Request:
Repeat the data word for word. Do not include the pictures.

○ ○ ○ ○

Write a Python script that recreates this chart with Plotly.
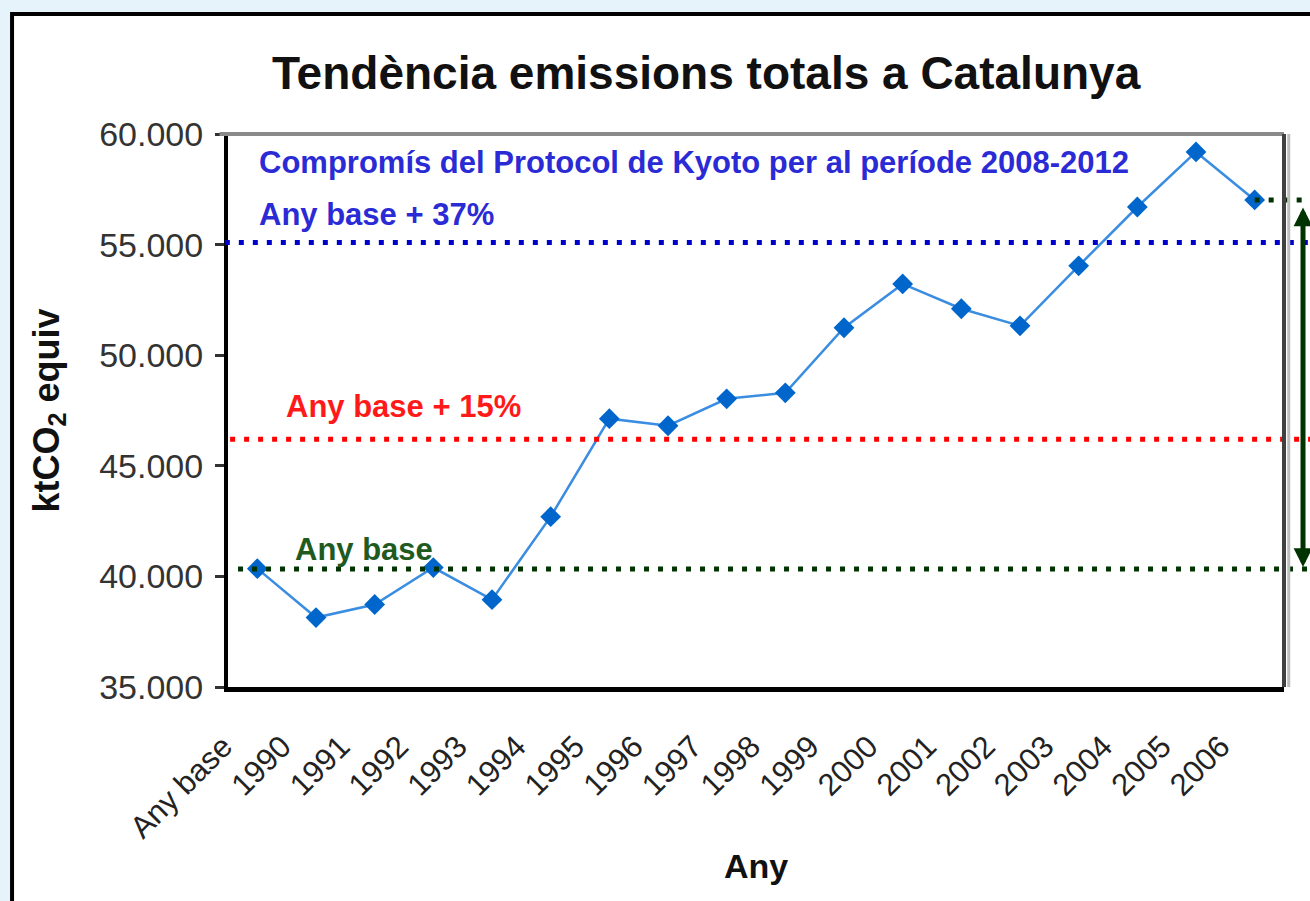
import plotly.graph_objects as go

# categories and emissions (kt CO2 equiv)
anys = ["Any base", "1990", "1991", "1992", "1993", "1994", "1995", "1996", "1997",
        "1998", "1999", "2000", "2001", "2002", "2003", "2004", "2005", "2006"]
emissions = [40350, 38140, 38730, 40400, 38950, 42700, 47130, 46810, 48030,
             48300, 51240, 53220, 52100, 51330, 54040, 56700, 59190, 57020]

# reference levels: Kyoto +37%, +15%, base year
ref_labels = ["Any base + 37%", "Any base + 15%", "Any base"]
ref_levels = [55100, 46200, 40330]
ref_colors = ["#0000cc", "#ff0000", "#003300"]
label_colors = ["#2b2bd6", "#ff1a1a", "#1f5a1f"]

y_ticks = [35000, 40000, 45000, 50000, 55000, 60000]

FONT = "Liberation Sans, Arial, sans-serif"

fig = go.Figure()
fig.add_trace(go.Scatter(
    x=anys, y=emissions, mode="lines+markers",
    line=dict(color="#3a8de0", width=2.5),
    marker=dict(symbol="diamond", size=16, color="#0066cc"),
    showlegend=False, cliponaxis=False))

# white card with black frame (cropped on the right/bottom like the source)
fig.add_shape(type="rect", xref="paper", yref="paper", x0=-0.2045, x1=1.06, y0=-0.45, y1=1.217,
              fillcolor="white", line=dict(color="black", width=4), layer="below")

# dotted reference lines, running past the plot to the right edge
starts = [-0.003, 0.002, 0.0095]
for lvl, col, x0 in zip(ref_levels, ref_colors, starts):
    fig.add_shape(type="line", xref="paper", yref="y", x0=x0, x1=1.03, y0=lvl, y1=lvl,
                  line=dict(color=col, width=5, dash="5px,9px"))

# short dotted level from the last year to the arrow
last_pos = (len(anys) - 0.5) / len(anys)
fig.add_shape(type="line", xref="paper", yref="y", x0=last_pos, x1=1.03,
              y0=emissions[-1], y1=emissions[-1],
              line=dict(color="#003300", width=5, dash="5px,9px"))

# plot frame: grey top, dark right edge with a light shadow
fig.add_shape(type="line", xref="paper", yref="paper", x0=-0.008, x1=1.0, y0=1, y1=1,
              line=dict(color="#8a8a8a", width=4))
fig.add_shape(type="line", xref="paper", yref="paper", x0=1.0, x1=1.0, y0=0, y1=1,
              line=dict(color="#404040", width=4))
fig.add_shape(type="line", xref="paper", yref="paper", x0=1.0045, x1=1.0045, y0=0, y1=1,
              line=dict(color="#bdbdbd", width=3))

# double-headed arrow between base level and last year
fig.add_annotation(xref="paper", yref="y", x=1.018, y=ref_levels[2],
                   ayref="y", ay=emissions[-1], axref="pixel", ax=0,
                   text="", showarrow=True, arrowside="end+start",
                   arrowhead=2, startarrowhead=2, arrowsize=0.75, startarrowsize=0.75,
                   arrowwidth=5, arrowcolor="#003300", standoff=2, startstandoff=6)

# labels
fig.add_annotation(xref="paper", yref="paper", x=0.0275, y=0.949, xanchor="left", yanchor="middle",
                   text="Compromís del Protocol de Kyoto per al període 2008-2012", showarrow=False,
                   font=dict(family=FONT, size=31, color=label_colors[0], weight="bold"))
label_pos = [(0.0275, 0.855), (0.053, 0.508), (0.0616, 0.2495)]
for txt, col, (lx, ly) in zip(ref_labels, label_colors, label_pos):
    fig.add_annotation(xref="paper", yref="paper", x=lx, y=ly, xanchor="left", yanchor="middle",
                       text=txt, showarrow=False,
                       font=dict(family=FONT, size=31, color=col, weight="bold"))

fig.add_annotation(xref="paper", yref="paper", x=0.5, y=-0.3237, xanchor="center", yanchor="middle",
                   text="Any", showarrow=False,
                   font=dict(family=FONT, size=34, color="#111111", weight="bold"))

fig.update_xaxes(type="category", categoryorder="array", categoryarray=anys,
                 range=[-0.5, len(anys) - 0.5], showline=True, linecolor="black", linewidth=5,
                 ticks="", tickangle=-45, showgrid=False, zeroline=False,
                 tickfont=dict(family=FONT, size=31, color="#222222"),
                 ticklabelstandoff=24, ticklabelshift=-34)
fig.update_yaxes(range=[35000, 60000], tickvals=y_ticks, tickformat=",d",
                 showline=True, linecolor="black", linewidth=4,
                 ticks="outside", ticklen=9, tickwidth=3, tickcolor="#333333",
                 showgrid=False, zeroline=False,
                 tickfont=dict(family=FONT, size=34, color="#333333"),
                 ticklabelstandoff=5,
                 title=dict(text="ktCO<sub>2</sub> equiv", standoff=30,
                            font=dict(family=FONT, size=36, color="#111111", weight="bold")))

fig.update_layout(
    width=1310, height=901, separators=",.",
    paper_bgcolor="#e6f3fa", plot_bgcolor="white",
    margin=dict(l=228, r=26, t=134, b=214, autoexpand=False),
    title=dict(text="Tendència emissions totals a Catalunya", x=0.539, xanchor="center",
               y=0.919, yanchor="middle",
               font=dict(family=FONT, size=46, color="#111111", weight="bold")),
)

# drop the default body margin so the figure sits at the page origin
fig.write_html("out.html", config={"displayModeBar": False},
               post_script="document.body.style.margin = '0px';")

○ ○ ○ ○

Finished task:
Write a Python script that recreates this chart with Plotly.
import plotly.graph_objects as go

# categories and emissions (kt CO2 equiv)
anys = ["Any base", "1990", "1991", "1992", "1993", "1994", "1995", "1996", "1997",
        "1998", "1999", "2000", "2001", "2002", "2003", "2004", "2005", "2006"]
emissions = [40350, 38140, 38730, 40400, 38950, 42700, 47130, 46810, 48030,
             48300, 51240, 53220, 52100, 51330, 54040, 56700, 59190, 57020]

# reference levels: Kyoto +37%, +15%, base year
ref_labels = ["Any base + 37%", "Any base + 15%", "Any base"]
ref_levels = [55100, 46200, 40330]
ref_colors = ["#0000cc", "#ff0000", "#003300"]
label_colors = ["#2b2bd6", "#ff1a1a", "#1f5a1f"]

y_ticks = [35000, 40000, 45000, 50000, 55000, 60000]

FONT = "Liberation Sans, Arial, sans-serif"

fig = go.Figure()
fig.add_trace(go.Scatter(
    x=anys, y=emissions, mode="lines+markers",
    line=dict(color="#3a8de0", width=2.5),
    marker=dict(symbol="diamond", size=16, color="#0066cc"),
    showlegend=False, cliponaxis=False))

# white card with black frame (cropped on the right/bottom like the source)
fig.add_shape(type="rect", xref="paper", yref="paper", x0=-0.2045, x1=1.06, y0=-0.45, y1=1.217,
              fillcolor="white", line=dict(color="black", width=4), layer="below")

# dotted reference lines, running past the plot to the right edge
starts = [-0.003, 0.002, 0.0095]
for lvl, col, x0 in zip(ref_levels, ref_colors, starts):
    fig.add_shape(type="line", xref="paper", yref="y", x0=x0, x1=1.03, y0=lvl, y1=lvl,
                  line=dict(color=col, width=5, dash="5px,9px"))

# short dotted level from the last year to the arrow
last_pos = (len(anys) - 0.5) / len(anys)
fig.add_shape(type="line", xref="paper", yref="y", x0=last_pos, x1=1.03,
              y0=emissions[-1], y1=emissions[-1],
              line=dict(color="#003300", width=5, dash="5px,9px"))

# plot frame: grey top, dark right edge with a light shadow
fig.add_shape(type="line", xref="paper", yref="paper", x0=-0.008, x1=1.0, y0=1, y1=1,
              line=dict(color="#8a8a8a", width=4))
fig.add_shape(type="line", xref="paper", yref="paper", x0=1.0, x1=1.0, y0=0, y1=1,
              line=dict(color="#404040", width=4))
fig.add_shape(type="line", xref="paper", yref="paper", x0=1.0045, x1=1.0045, y0=0, y1=1,
              line=dict(color="#bdbdbd", width=3))

# double-headed arrow between base level and last year
fig.add_annotation(xref="paper", yref="y", x=1.018, y=ref_levels[2],
                   ayref="y", ay=emissions[-1], axref="pixel", ax=0,
                   text="", showarrow=True, arrowside="end+start",
                   arrowhead=2, startarrowhead=2, arrowsize=0.75, startarrowsize=0.75,
                   arrowwidth=5, arrowcolor="#003300", standoff=2, startstandoff=6)

# labels
fig.add_annotation(xref="paper", yref="paper", x=0.0275, y=0.949, xanchor="left", yanchor="middle",
                   text="Compromís del Protocol de Kyoto per al període 2008-2012", showarrow=False,
                   font=dict(family=FONT, size=31, color=label_colors[0], weight="bold"))
label_pos = [(0.0275, 0.855), (0.053, 0.508), (0.0616, 0.2495)]
for txt, col, (lx, ly) in zip(ref_labels, label_colors, label_pos):
    fig.add_annotation(xref="paper", yref="paper", x=lx, y=ly, xanchor="left", yanchor="middle",
                       text=txt, showarrow=False,
                       font=dict(family=FONT, size=31, color=col, weight="bold"))

fig.add_annotation(xref="paper", yref="paper", x=0.5, y=-0.3237, xanchor="center", yanchor="middle",
                   text="Any", showarrow=False,
                   font=dict(family=FONT, size=34, color="#111111", weight="bold"))

fig.update_xaxes(type="category", categoryorder="array", categoryarray=anys,
                 range=[-0.5, len(anys) - 0.5], showline=True, linecolor="black", linewidth=5,
                 ticks="", tickangle=-45, showgrid=False, zeroline=False,
                 tickfont=dict(family=FONT, size=31, color="#222222"),
                 ticklabelstandoff=24, ticklabelshift=-34)
fig.update_yaxes(range=[35000, 60000], tickvals=y_ticks, tickformat=",d",
                 showline=True, linecolor="black", linewidth=4,
                 ticks="outside", ticklen=9, tickwidth=3, tickcolor="#333333",
                 showgrid=False, zeroline=False,
                 tickfont=dict(family=FONT, size=34, color="#333333"),
                 ticklabelstandoff=5,
                 title=dict(text="ktCO<sub>2</sub> equiv", standoff=30,
                            font=dict(family=FONT, size=36, color="#111111", weight="bold")))

fig.update_layout(
    width=1310, height=901, separators=",.",
    paper_bgcolor="#e6f3fa", plot_bgcolor="white",
    margin=dict(l=228, r=26, t=134, b=214, autoexpand=False),
    title=dict(text="Tendència emissions totals a Catalunya", x=0.539, xanchor="center",
               y=0.919, yanchor="middle",
               font=dict(family=FONT, size=46, color="#111111", weight="bold")),
)

# drop the default body margin so the figure sits at the page origin
fig.write_html("out.html", config={"displayModeBar": False},
               post_script="document.body.style.margin = '0px';")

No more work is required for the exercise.